Americans have a systematic approach to death – the funeral (read: words spilling into a space voided). Sentiments long overdue and a little too late decorate letters. Americans send condolences to corpses. Post-funeral, families meet with an influx of flowers and try to avoid treading upon baked goods. Open caskets and solemn ceremonies, ritualistic chants and scattering of ashes all benefit those left behind but leave the dead un-thanked.

Zarah traipsed in from vacation to a world transformed. She returned to life as she had never known it, to a personal Eden exploding from her doorstep.

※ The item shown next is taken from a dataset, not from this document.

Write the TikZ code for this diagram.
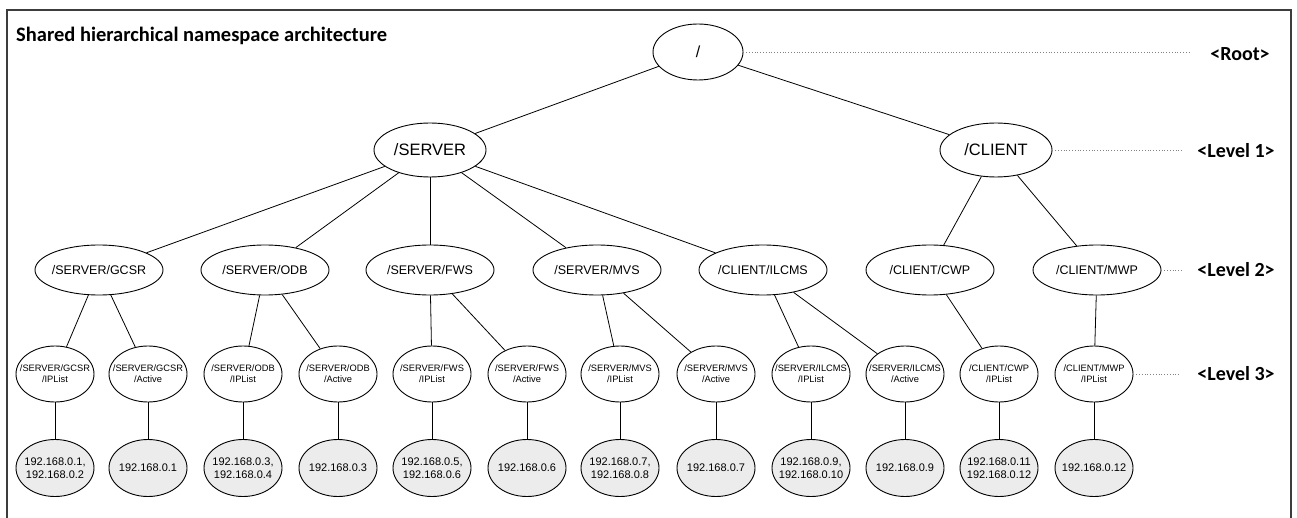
\documentclass[tikz,border=0pt]{standalone}
\usepackage{fontspec}
\setmainfont{Liberation Sans}
\newfontfamily\titlefont{Carlito}
\usetikzlibrary{shapes.geometric, positioning}
\definecolor{primary}{RGB}{0, 0, 0}
\definecolor{framegray}{RGB}{60, 60, 60}
\definecolor{dotgray}{RGB}{130, 130, 130}
\definecolor{leafgray}{RGB}{236, 236, 236}

\begin{document}
\begin{tikzpicture}[x=1pt, y=-1pt,
		ns/.style={ellipse, draw=primary, line width=0.9pt, fill=white,
			inner xsep=-14pt, inner ysep=-5pt, align=center},
		root/.style={ns, minimum width=90pt, minimum height=56pt,
			font=\fontsize{16}{18}\selectfont},
		lvla/.style={ns, minimum width=112pt, minimum height=54pt,
			font=\fontsize{16.5}{18}\selectfont},
		lvlb/.style={ns, minimum width=128pt, minimum height=50pt,
			font=\fontsize{12.5}{14}\selectfont},
		lvlc/.style={ns, minimum width=78pt, minimum height=56pt,
			font=\fontsize{9.3}{11}\selectfont},
		addr/.style={ns, fill=leafgray, minimum width=78pt, minimum height=57pt,
			font=\fontsize{11}{12.5}\selectfont},
		edge/.style={draw=primary, line width=0.8pt},
		guide/.style={draw=dotgray, dotted, line width=0.8pt},
		levellbl/.style={font=\titlefont\bfseries\fontsize{20}{22}\selectfont}
		]
		\useasboundingbox (0,0) rectangle (1297,518);
		\draw[framegray, line width=1.3pt] (7,540) -- (7,10) -- (1291,10) -- (1291,540);
		
		% Titre
		\node[anchor=base west, font=\titlefont\bfseries\fontsize{20.5}{22}\selectfont,
		inner sep=0pt] (title) at (16,42) {Shared hierarchical namespace architecture};
		
		% Racine et niveau 1
		\node[root] (rootns) at (698,52)  {/};
		\node[lvla] (server) at (430,150) {/SERVER};
		\node[lvla] (client) at (996,150) {/CLIENT};
		
		% Niveau 2
		\node[lvlb] (gcsr)  at (99,270)   {/SERVER/GCSR};
		\node[lvlb] (odb)   at (265,270)  {/SERVER/ODB};
		\node[lvlb] (fws)   at (430,270)  {/SERVER/FWS};
		\node[lvlb] (mvs)   at (597,270)  {/SERVER/MVS};
		\node[lvlb] (ilcms) at (763,270)  {/CLIENT/ILCMS};
		\node[lvlb] (cwp)   at (930,270)  {/CLIENT/CWP};
		\node[lvlb] (mwp)   at (1097,270) {/CLIENT/MWP};
		
		% Niveau 3
		\node[lvlc] (gcsrlist)  at (55,374)   {/SERVER/GCSR\\/IPList};
		\node[lvlc] (gcsract)   at (148,374)  {/SERVER/GCSR\\/Active};
		\node[lvlc] (odblist)   at (243,374)  {/SERVER/ODB\\/IPList};
		\node[lvlc] (odbact)    at (338,374)  {/SERVER/ODB\\/Active};
		\node[lvlc] (fwslist)   at (432,374)  {/SERVER/FWS\\/IPList};
		\node[lvlc] (fwsact)    at (527,374)  {/SERVER/FWS\\/Active};
		\node[lvlc] (mvslist)   at (620,374)  {/SERVER/MVS\\/IPList};
		\node[lvlc] (mvsact)    at (716,374)  {/SERVER/MVS\\/Active};
		\node[lvlc] (ilcmslist) at (811,374)  {/SERVER/ILCMS\\/IPList};
		\node[lvlc] (ilcmsact)  at (905,374)  {/SERVER/ILCMS\\/Active};
		\node[lvlc] (cwplist)   at (999,374)  {/CLIENT/CWP\\/IPList};
		\node[lvlc] (mwplist)   at (1094,374) {/CLIENT/MWP\\/IPList};
		
		% Adresses
		\node[addr] (gcsrlist-ip)  at (55,468)   {192.168.0.1,\\192.168.0.2};
		\node[addr] (gcsract-ip)   at (148,468)  {192.168.0.1};
		\node[addr] (odblist-ip)   at (243,468)  {192.168.0.3,\\192.168.0.4};
		\node[addr] (odbact-ip)    at (338,468)  {192.168.0.3};
		\node[addr] (fwslist-ip)   at (432,468)  {192.168.0.5,\\192.168.0.6};
		\node[addr] (fwsact-ip)    at (527,468)  {192.168.0.6};
		\node[addr] (mvslist-ip)   at (620,468)  {192.168.0.7,\\192.168.0.8};
		\node[addr] (mvsact-ip)    at (716,468)  {192.168.0.7};
		\node[addr] (ilcmslist-ip) at (811,468)  {192.168.0.9,\\192.168.0.10};
		\node[addr] (ilcmsact-ip)  at (905,468)  {192.168.0.9};
		\node[addr] (cwplist-ip)   at (999,468)  {192.168.0.11\\192.168.0.12};
		\node[addr] (mwplist-ip)   at (1094,468) {192.168.0.12};
		
		% Liens
		\draw[edge] (rootns) -- (server);
		\draw[edge] (rootns) -- (client);
		\foreach \c in {gcsr, odb, fws, mvs, ilcms}
		\draw[edge] (server) -- (\c);
		\foreach \c in {cwp, mwp}
		\draw[edge] (client) -- (\c);
		\foreach \p/\c in {gcsr/gcsrlist, gcsr/gcsract, odb/odblist, odb/odbact,
			fws/fwslist, fws/fwsact, mvs/mvslist, mvs/mvsact,
			ilcms/ilcmslist, ilcms/ilcmsact, cwp/cwplist, mwp/mwplist}
		\draw[edge] (\p) -- (\c);
		\foreach \s in {gcsrlist, gcsract, odblist, odbact, fwslist, fwsact,
			mvslist, mvsact, ilcmslist, ilcmsact, cwplist, mwplist}
		\draw[edge] (\s) -- (\s-ip);
		
		% Niveaux
		\node[levellbl] (lblroot) at (1240,54)  {<Root>};
		\node[levellbl] (lblone)  at (1236,151) {<Level 1>};
		\node[levellbl] (lbltwo)  at (1236,270) {<Level 2>};
		\node[levellbl] (lblthree) at (1236,374) {<Level 3>};
		\coordinate (endroot)  at (1190,52);
		\coordinate (endone)   at (1182,150);
		\coordinate (endtwo)   at (1182,270);
		\coordinate (endthree) at (1180,374);
		\draw[guide] (rootns.east) -- (endroot);
		\draw[guide] (client.east) -- (endone);
		\draw[guide] (mwp.east) -- (endtwo);
		\draw[guide] (mwplist.east) -- (endthree);
	\end{tikzpicture}
\end{document}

Friends were shocked to see her living. Chaos reigned, but confusion gave way to relief. She was Aslan as she breathed life into the grieving. Inhaling, she was exposed.
New York Times Obituary typo tofa-soifua. Talofa: Hello.

Everybody gathers. They come and they wonder, they laugh. People flock to arrange bouquets, they come and hug, kiss – they dance and eat, sing and eat, eat and smile. They express without restraint the euphoria within them. They pulse. My father sighs into this closure, exhaling into the end of the story a rhythmic hint of drums, of tropics and of people who dance in celebration of life for the living.

We pick up our ear phones and plug in our iPods; we’ve hours to go and the two-lane road ahead.